Ничего, и правда, не менялось. Он, как напивался – так и напивается, как ввязывался в драки – так и ввязывается, как участвовал в гонках – так и участвует… Если прекратить – то как ему вообще существовать? Зачем?

Только Градские не привыкли легко сдаваться. Упорства им не приходилось занимать. Воспитательный процесс – святое дело, хоть и бесполезное.

Отмерли.

– Как же так, Сережик? Кто это сделал? Какие-то хулиганы? Ты их знаешь?

Отец беспокойную речь матери поддержал громким язвительным хмыканьем.

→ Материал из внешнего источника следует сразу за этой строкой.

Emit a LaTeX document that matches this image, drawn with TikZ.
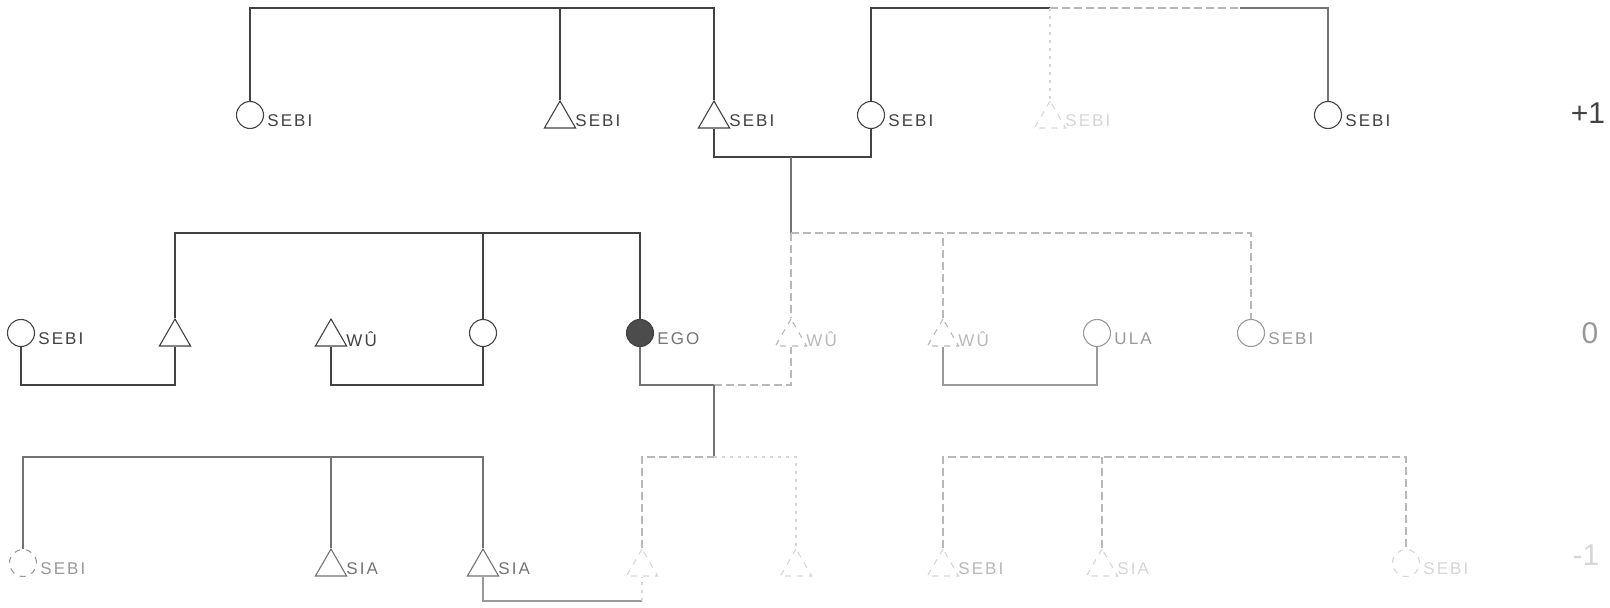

– Ты даешь, мать… Ей богу, смешно! Это он, – за тяжелым выдохом последовал яростный указующий перст, – наш сын, хулиган! Авторитет доказывает! Шайку свою защищает, – расходился, сотрясая воздух оскорбительными речами.

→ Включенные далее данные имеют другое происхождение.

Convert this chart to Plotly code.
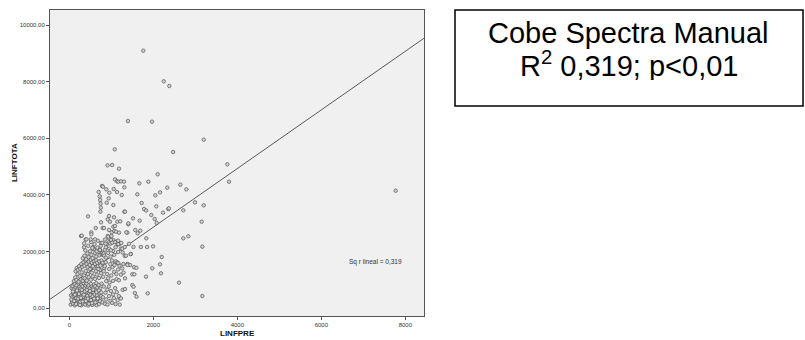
import plotly.graph_objects as go

# ---- data ----
dense = [
(35,120),(62,210),(88,145),(105,330),(130,95),(148,260),(172,180),(190,410),(215,130),(238,300),(260,215),(285,95),(302,380),(330,160),(352,270),(378,120),(401,340),(425,200),(448,90),(470,290),(495,170),(520,390),(545,110),(570,250),(598,150),(625,330),(650,95),(680,210),(710,140),(740,300),
(42,450),(70,380),(95,520),(118,430),(140,600),(165,350),(188,490),(212,560),(235,420),(258,630),(282,470),(305,540),(328,400),(355,610),(380,480),(405,560),(430,430),(455,650),(478,510),(503,460),(530,590),(556,420),(580,540),(607,480),(635,620),(662,450),(690,560),(720,500),(755,430),(800,380),
(55,700),(78,780),(102,660),(125,840),(150,720),(173,800),(196,680),(220,870),(243,750),(268,690),(290,820),(315,760),(338,880),(362,700),(388,790),(412,860),(437,720),(460,800),(486,690),(512,850),(538,760),(563,700),(590,830),(618,770),(645,880),(672,720),(700,810),(735,690),(770,860),(820,760),
(48,300),(85,580),(112,250),(135,470),(158,140),(183,620),(207,330),(230,500),(253,110),(276,360),(298,640),(322,230),(345,470),(370,590),(395,250),(418,640),(442,330),(466,150),(490,600),(515,280),(540,170),(565,650),(592,330),(620,200),(648,560),(676,340),(705,620),(730,240),(760,550),(790,200),
(850,150),(880,300),(910,120),(945,420),(980,250),(1020,180),(1060,350),(1100,140),(1150,280),(1200,120),(860,540),(900,650),(940,760),(990,600),(1040,480),(1090,700),(1130,560),(1180,420),(1230,340),(1270,640),
]
medium = [
(110,950),(140,1080),(170,990),(195,1200),(220,930),(248,1120),(272,1010),(296,1260),(320,960),(345,1150),(368,1050),(392,1310),(415,970),(440,1200),(463,1090),(488,1380),(512,1000),(535,1250),(560,1120),(585,1430),(610,1030),(633,1300),(658,1180),(683,1480),(708,1060),(732,1350),(757,1230),(782,1550),(806,1100),(832,1400),
(150,1300),(175,1410),(205,1350),(232,1480),(258,1390),(285,1560),(310,1450),(336,1620),(360,1500),(386,1680),(410,1560),(436,1450),(460,1640),(486,1520),(510,1700),(537,1600),(562,1480),(588,1650),(612,1560),(640,1690),(665,1600),(690,1380),(716,1650),(742,1500),(768,1680),(795,1600),(820,1300),(845,1480),(870,1620),(900,1200),
(925,1050),(950,1380),(975,1550),(1000,1150),(1030,1450),(1065,1280),(1095,1600),(1125,1020),(1160,1360),(1195,1500),(1230,1180),(1260,1400),(1290,1250),(880,950),(960,900),(1040,960),(1120,1200),(1180,980),(1015,1680),(1075,1520),
]
band = [
(320,1760),(360,1850),(400,1720),(430,1930),(460,1800),(495,2010),(525,1880),(555,1760),(585,2080),(612,1950),(640,1820),(668,2130),(695,1990),(720,1860),(748,2200),(775,1900),(790,1950),(805,1880),(818,1930),(830,1850),(845,2060),(870,1780),(895,2250),(920,1950),(950,2100),(980,1820),(1010,2300),(1040,2020),(1070,1880),(1100,2150),(1130,2350),(1160,1980),(1190,2260),(1230,2100),(1270,1960),(380,2040),(450,2200),(520,2330),(600,2260),(680,2380),(760,2300),(850,2420),(940,2320),(1050,2400),(1150,2250),(350,2150),(560,2150),(730,2050),(870,2150),(990,2040),
]
upper = [
(279,2547),(390,2429),(510,2429),(612,2429),(914,2547),(952,2452),(993,2405),(786,2300),(976,2280),(1088,2330),(1167,2260),(1236,2300),(1421,2270),
(524,2676),(524,2606),(945,2759),(1010,2676),(1071,2724),(1112,2700),(1183,2665),(1381,2665),
(629,2830),(795,2830),(826,2830),(1048,2877),(1088,2900),(1405,2960),(755,3030),(914,3136),(969,3054),(1143,3054),(1214,3066),
(445,3242),(945,3254),(1064,3207),(1310,3407),(890,3725),(938,3879),(1048,3643),
(725,3950),(735,3820),(745,3690),(750,3550),(740,3407),
(700,4103),(881,4197),(952,4079),(1057,4209),(1136,4103),(1248,3997),(1310,4268),(779,4316),(800,4290),
(1088,4550),(1136,4480),(1167,4470),(1231,4480),(1302,4470),
(910,5046),(1020,5058),(1184,4928),(1082,5612),
(298,2558),(408,2429),(353,2287),(549,2122),(651,2004),(729,2051),(863,2276),(925,2523),(1004,2547),(1020,2311),(1161,2382),(1263,2099),
]
right = [
(1396,6614),(1969,6591),(3200,5954),(2471,5518),(1762,9102),(2248,8019),(2381,7853),(3762,5083),(3802,4468),(7771,4150),
(2104,4730),(1667,4410),(1881,4468),(2643,4362),(2786,4197),(2333,4256),(1619,4020),(2048,3985),(2160,4091),
(1723,3714),(2071,3596),(1780,3500),(1830,3450),(2355,3500),(2370,3525),(2231,3372),(2714,3455),(2993,3737),(3200,3631),
(1952,3290),(1326,3407),(1517,3172),(1405,2995),(1676,3089),(2033,3148),(2081,3007),(1571,2759),(1690,2735),(1628,2641),(1357,2676),
(3152,3053),(1833,2465),(2714,2465),(2833,2536),(3167,2170),
(1321,2158),(1528,2158),(1702,2158),(1852,2158),(1994,2181),
(1321,1840),(1464,1910),(2200,1804),(1384,1560),(1448,1520),(1543,1440),(1598,1420),(2160,1545),(1976,1404),
(1326,1049),(1500,1192),(1548,1192),(1826,1107),(2183,1226),(1326,670),(1500,810),(1530,750),(1560,530),(1600,400),(1867,519),(2612,896),(3167,424),
(1286,1556),(1381,1521),(1350,1852),(1462,1910),(1104,1650),(1143,1610),(1167,1590),
]

fit_intercept = 785.0
fit_slope = 1.037
x_range = [-460, 8445]
y_range = [-283, 10541]
x_ticks = [0, 2000, 4000, 6000, 8000]
y_ticks = [0, 2000, 4000, 6000, 8000, 10000]
y_tick_labels = ["0,00", "2000,00", "4000,00", "6000,00", "8000,00", "10000,00"]

all_pts = dense + medium + band + upper + right
xs = [p[0] for p in all_pts]
ys = [p[1] for p in all_pts]

FONT = "Liberation Sans, Arial, sans-serif"

fig = go.Figure()
fig.add_trace(go.Scatter(
    x=x_range, y=[fit_intercept + fit_slope * v for v in x_range],
    mode="lines", line=dict(color="#5a5a5a", width=1), hoverinfo="skip"))
fig.add_trace(go.Scatter(
    x=xs, y=ys, mode="markers",
    marker=dict(size=3.5, color="#d0d0d0", line=dict(color="#555555", width=0.7))))

fig.update_layout(
    width=805, height=340,
    margin=dict(l=50, r=381, t=10, b=24),
    paper_bgcolor="white", plot_bgcolor="#f0f0f0",
    showlegend=False,
    font=dict(family=FONT, color="#222"),
)
fig.update_xaxes(
    range=x_range, tickvals=x_ticks, ticktext=[str(v) for v in x_ticks],
    showgrid=False, zeroline=False, showline=True, linecolor="#555", linewidth=1, mirror=True,
    ticks="outside", ticklen=3, tickcolor="#555", tickfont=dict(size=6, color="#333"),
    automargin=False, title=None,
)
fig.update_yaxes(
    range=y_range, tickvals=y_ticks, ticktext=y_tick_labels,
    showgrid=False, zeroline=False, showline=True, linecolor="#555", linewidth=1, mirror=True,
    ticks="outside", ticklen=3, tickcolor="#555", tickfont=dict(size=6, color="#333"),
    automargin=False, title=None,
)

# axis titles placed as annotations for exact placement
fig.add_annotation(x=0.5, y=-0.058, xref="paper", yref="paper", yanchor="middle",
                   xanchor="center", text="<b>LINFPRE</b>", showarrow=False,
                   font=dict(size=8, color="#111", family=FONT))
fig.add_annotation(x=-0.096, y=0.5, xref="paper", yref="paper", textangle=-90,
                   xanchor="center", yanchor="middle", text="<b>LINFTOTA</b>", showarrow=False,
                   font=dict(size=8, color="#111", family=FONT))

fig.add_annotation(x=0.869, y=0.1765, xref="paper", yref="paper",
                   text="Sq r lineal = 0,319", showarrow=False,
                   xanchor="center", yanchor="middle",
                   font=dict(size=6.5, color="#333", family=FONT))

fig.add_shape(type="rect", xref="paper", yref="paper",
              x0=1.0829, x1=2.0134, y0=0.6863, y1=1.0,
              line=dict(color="#000", width=1.5), fillcolor="white")
fig.add_annotation(x=1.548, y=0.925, xref="paper", yref="paper",
                   text="Cobe Spectra Manual", showarrow=False, height=32,
                   xanchor="center", yanchor="middle",
                   font=dict(size=29, color="#000", family=FONT))
fig.add_annotation(x=1.548, y=0.822, xref="paper", yref="paper",
                   text="R<sup>2</sup> 0,319; p<0,01", showarrow=False, height=32,
                   xanchor="center", yanchor="middle",
                   font=dict(size=29, color="#000", family=FONT))

fig.write_html("out.html")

Знал же, что все бесполезно. На х*ена убивал нервные клетки? Внутри Сергея ни единой эмоции не проскочило, в то время как на лице отца они танцевали безумный канкан. Ему ведь так не терпелось задеть бездушного отпрыска за живое! Хоть самую малость!

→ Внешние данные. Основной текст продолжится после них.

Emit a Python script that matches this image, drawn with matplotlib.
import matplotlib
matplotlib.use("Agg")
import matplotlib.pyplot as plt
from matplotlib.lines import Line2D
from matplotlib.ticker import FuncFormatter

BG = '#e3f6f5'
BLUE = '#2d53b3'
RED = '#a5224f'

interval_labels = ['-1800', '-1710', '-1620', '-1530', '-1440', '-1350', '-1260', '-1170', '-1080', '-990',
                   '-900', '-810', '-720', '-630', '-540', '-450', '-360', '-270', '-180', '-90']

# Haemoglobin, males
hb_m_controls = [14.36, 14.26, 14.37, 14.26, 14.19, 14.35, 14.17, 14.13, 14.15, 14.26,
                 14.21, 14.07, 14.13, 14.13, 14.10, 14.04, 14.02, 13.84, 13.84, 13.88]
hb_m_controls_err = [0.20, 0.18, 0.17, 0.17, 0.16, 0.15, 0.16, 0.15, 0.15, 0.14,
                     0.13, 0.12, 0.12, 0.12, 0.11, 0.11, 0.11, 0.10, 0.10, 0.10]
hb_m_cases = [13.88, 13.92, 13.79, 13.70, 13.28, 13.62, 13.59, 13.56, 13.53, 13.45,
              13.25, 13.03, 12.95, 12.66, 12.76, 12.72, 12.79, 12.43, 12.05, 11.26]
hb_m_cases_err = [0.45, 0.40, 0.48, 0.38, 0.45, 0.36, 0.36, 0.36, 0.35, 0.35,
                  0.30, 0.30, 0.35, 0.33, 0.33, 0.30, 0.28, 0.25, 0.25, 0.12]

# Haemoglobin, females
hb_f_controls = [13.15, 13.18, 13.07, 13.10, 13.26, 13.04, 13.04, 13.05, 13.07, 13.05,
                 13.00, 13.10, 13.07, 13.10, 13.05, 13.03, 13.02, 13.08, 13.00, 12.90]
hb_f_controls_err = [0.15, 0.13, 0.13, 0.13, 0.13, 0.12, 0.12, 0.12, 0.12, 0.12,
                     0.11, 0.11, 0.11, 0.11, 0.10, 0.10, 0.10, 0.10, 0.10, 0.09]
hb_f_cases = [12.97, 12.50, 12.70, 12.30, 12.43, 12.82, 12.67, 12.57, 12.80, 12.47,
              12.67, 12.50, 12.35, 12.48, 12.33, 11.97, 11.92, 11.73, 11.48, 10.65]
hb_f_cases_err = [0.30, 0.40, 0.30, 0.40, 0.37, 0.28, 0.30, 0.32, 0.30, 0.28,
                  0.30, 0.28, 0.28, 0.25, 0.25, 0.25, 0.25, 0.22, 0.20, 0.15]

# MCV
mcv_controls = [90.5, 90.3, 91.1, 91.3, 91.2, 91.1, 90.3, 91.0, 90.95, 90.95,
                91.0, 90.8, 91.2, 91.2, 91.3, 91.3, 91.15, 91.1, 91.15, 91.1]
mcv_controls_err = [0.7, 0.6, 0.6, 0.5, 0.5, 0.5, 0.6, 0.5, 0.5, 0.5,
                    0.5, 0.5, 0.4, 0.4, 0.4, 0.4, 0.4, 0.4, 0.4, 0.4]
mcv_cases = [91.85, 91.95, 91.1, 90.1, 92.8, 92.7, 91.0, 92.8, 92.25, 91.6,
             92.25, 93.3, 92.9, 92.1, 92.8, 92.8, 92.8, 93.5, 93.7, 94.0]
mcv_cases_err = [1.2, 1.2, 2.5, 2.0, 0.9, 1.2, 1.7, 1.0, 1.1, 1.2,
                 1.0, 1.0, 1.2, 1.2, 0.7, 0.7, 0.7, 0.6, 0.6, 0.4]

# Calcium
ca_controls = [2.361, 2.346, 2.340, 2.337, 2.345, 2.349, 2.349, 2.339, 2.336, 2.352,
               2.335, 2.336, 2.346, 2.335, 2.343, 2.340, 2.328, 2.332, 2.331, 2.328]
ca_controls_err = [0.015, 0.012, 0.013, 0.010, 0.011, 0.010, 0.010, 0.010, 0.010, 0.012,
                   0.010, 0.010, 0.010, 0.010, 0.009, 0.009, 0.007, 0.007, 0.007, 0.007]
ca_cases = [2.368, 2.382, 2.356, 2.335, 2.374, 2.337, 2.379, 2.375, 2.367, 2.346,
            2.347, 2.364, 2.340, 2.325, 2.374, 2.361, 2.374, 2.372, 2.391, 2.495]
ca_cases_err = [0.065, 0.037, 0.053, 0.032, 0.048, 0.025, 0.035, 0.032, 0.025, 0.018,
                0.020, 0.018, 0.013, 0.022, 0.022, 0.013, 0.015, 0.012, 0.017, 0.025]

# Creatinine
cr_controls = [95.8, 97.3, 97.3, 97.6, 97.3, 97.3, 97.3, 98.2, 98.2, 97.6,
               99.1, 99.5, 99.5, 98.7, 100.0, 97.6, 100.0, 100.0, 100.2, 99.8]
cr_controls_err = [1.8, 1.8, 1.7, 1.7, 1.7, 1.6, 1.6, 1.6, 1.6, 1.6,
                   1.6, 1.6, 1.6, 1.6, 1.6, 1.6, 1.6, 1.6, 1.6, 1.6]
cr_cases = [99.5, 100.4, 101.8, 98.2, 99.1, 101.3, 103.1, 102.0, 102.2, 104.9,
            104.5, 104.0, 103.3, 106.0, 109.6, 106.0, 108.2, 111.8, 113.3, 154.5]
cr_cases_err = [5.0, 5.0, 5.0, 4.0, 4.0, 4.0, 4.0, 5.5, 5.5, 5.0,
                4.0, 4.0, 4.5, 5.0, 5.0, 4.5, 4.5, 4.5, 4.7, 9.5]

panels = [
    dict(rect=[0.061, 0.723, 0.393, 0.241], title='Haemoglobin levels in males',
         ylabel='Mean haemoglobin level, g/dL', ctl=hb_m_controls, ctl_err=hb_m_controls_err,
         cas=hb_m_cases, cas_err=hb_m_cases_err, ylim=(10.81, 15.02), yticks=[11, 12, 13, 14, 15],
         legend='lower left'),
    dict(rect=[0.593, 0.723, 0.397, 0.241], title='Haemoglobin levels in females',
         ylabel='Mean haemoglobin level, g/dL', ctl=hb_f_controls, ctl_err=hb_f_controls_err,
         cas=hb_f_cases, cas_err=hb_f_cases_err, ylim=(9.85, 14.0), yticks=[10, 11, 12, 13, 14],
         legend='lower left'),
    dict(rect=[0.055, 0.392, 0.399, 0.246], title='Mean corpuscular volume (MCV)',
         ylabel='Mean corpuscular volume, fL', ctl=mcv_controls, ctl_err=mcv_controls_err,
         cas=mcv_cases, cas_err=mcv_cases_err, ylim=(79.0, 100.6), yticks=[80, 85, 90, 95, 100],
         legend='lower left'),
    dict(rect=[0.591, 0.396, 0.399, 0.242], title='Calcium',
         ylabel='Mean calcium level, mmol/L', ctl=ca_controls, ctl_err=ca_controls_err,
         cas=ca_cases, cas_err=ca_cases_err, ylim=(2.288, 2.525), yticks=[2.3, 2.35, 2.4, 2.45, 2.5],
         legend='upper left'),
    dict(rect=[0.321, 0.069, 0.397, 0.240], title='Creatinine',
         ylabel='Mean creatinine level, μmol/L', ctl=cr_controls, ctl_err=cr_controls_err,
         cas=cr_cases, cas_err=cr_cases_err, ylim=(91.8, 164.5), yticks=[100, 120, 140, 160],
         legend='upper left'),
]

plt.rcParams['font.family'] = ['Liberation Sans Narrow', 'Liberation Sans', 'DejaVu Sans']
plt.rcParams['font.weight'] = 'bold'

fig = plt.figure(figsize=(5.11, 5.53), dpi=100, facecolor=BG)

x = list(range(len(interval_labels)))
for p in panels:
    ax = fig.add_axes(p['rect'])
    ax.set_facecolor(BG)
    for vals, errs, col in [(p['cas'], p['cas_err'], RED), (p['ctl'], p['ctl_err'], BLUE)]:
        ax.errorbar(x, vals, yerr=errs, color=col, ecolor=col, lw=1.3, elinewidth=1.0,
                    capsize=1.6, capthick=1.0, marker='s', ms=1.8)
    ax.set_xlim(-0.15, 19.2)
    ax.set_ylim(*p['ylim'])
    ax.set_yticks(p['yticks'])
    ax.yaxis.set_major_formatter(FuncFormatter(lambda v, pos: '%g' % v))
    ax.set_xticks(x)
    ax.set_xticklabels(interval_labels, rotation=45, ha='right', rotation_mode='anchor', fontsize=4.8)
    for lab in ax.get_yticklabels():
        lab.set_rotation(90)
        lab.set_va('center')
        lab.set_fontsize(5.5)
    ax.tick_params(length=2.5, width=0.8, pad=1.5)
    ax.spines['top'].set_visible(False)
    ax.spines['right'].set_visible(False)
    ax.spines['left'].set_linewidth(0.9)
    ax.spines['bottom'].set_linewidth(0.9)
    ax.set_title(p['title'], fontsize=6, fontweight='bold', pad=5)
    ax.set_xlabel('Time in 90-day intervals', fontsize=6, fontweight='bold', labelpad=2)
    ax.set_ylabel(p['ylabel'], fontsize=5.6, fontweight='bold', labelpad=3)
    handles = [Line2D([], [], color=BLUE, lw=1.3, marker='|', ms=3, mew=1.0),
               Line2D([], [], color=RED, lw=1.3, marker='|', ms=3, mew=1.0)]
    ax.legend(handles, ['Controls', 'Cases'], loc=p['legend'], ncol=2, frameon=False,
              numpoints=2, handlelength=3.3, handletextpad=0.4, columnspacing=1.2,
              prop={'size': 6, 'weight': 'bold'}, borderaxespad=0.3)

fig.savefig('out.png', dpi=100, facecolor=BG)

– Снова этот твой Карп за дело по зубам получил, а ты, крестный отец, массу тянешь?

Расширяя ноздри, Серега медленно вдохнул и произнес тем раздражающе отстраненным тоном, который отец так ненавидел:

– Пап, ты, давай, не перекручивай. Тебя там не было. А то, что донесли, черт знает сколько раз перевернуто с ног на голову.

– А я вот думаю, мало вам вломили! – в сердцах прокричал Николай Иванович. – Ты пятнадцать лет каратэ занимался, чтобы по убогим подворотням ногами махать?

– Нет. Не для этого. Мне нравилось в летнем тренировочном лагере. Без вас.

– Коля, я прошу тебя… – предупреждающе вставила мать. – Держи себя в руках.

Только, где там! Градский-старший эту просьбу даже не расслышал.

– Ну-ну, герой! Чего ты стоишь без нас? И где машина, позволь полюбопытствовать?

– В центре.

– Коля…

– Где именно – в центре? Или ты точно не помнишь? – с издевательской усмешкой.

Прерывая этот односторонний скандал, Град тронул отца за плечо, чем всегда выказывал некую привязанность, но отнюдь не стыд и расскаяние, как того хотелось Николаю Ивановичу.

– Возле Дюка[4], – бросил перед тем, как присесть на кровать.

– Возле Дюка…

Отключив звук, положил мобильник на тумбочку. Мать, тут как тут, склонилась, разглядывая рассечение на лбу.

– Мне кажется, нужно все-таки зашить.

– Мам, я устал и хочу спать.

Вздохнула тягостно.

– Ложись, конечно.

Упав на спину, разлегся поперек кровати. Закрывая глаза, выровнял дыхание. Пока мать задергивала тяжелые серые портьеры, отец еще некоторое время бухтел.

– Господи, доживу ли я, чтобы увидеть тебя человеком…

Провалился в темноту.

Сон был тяжелым. Он знал, что спит. Но в то же время слышал все, что происходило в реальности: монотонную работу климат-контроля, периодическую вибрацию телефона, далекий и приглушенный рокот газонокосилки. Управлял своими мыслями. Перебирал и отсеивал приходящие в забытье картинки.

Он о ней, конечно же, забыл и думать. Поначалу тянуло взглянуть. Проверить, смотрит ли она в его сторону. Узнать, каким будет ее взгляд: холодным, злым или тем самым, который наиболее его баламутил, – смущенным.

вернуться

4

Памятник дюку (герцогу) де Ришельё в Одессе (также известен как бронзовый дюк) – бронзовый монумент в полный рост, посвящённый Арману Эмманюэлю дю Плесси, герцогу де Ришельё, открыт в 1828 году. Первый памятник, установленный в Одессе.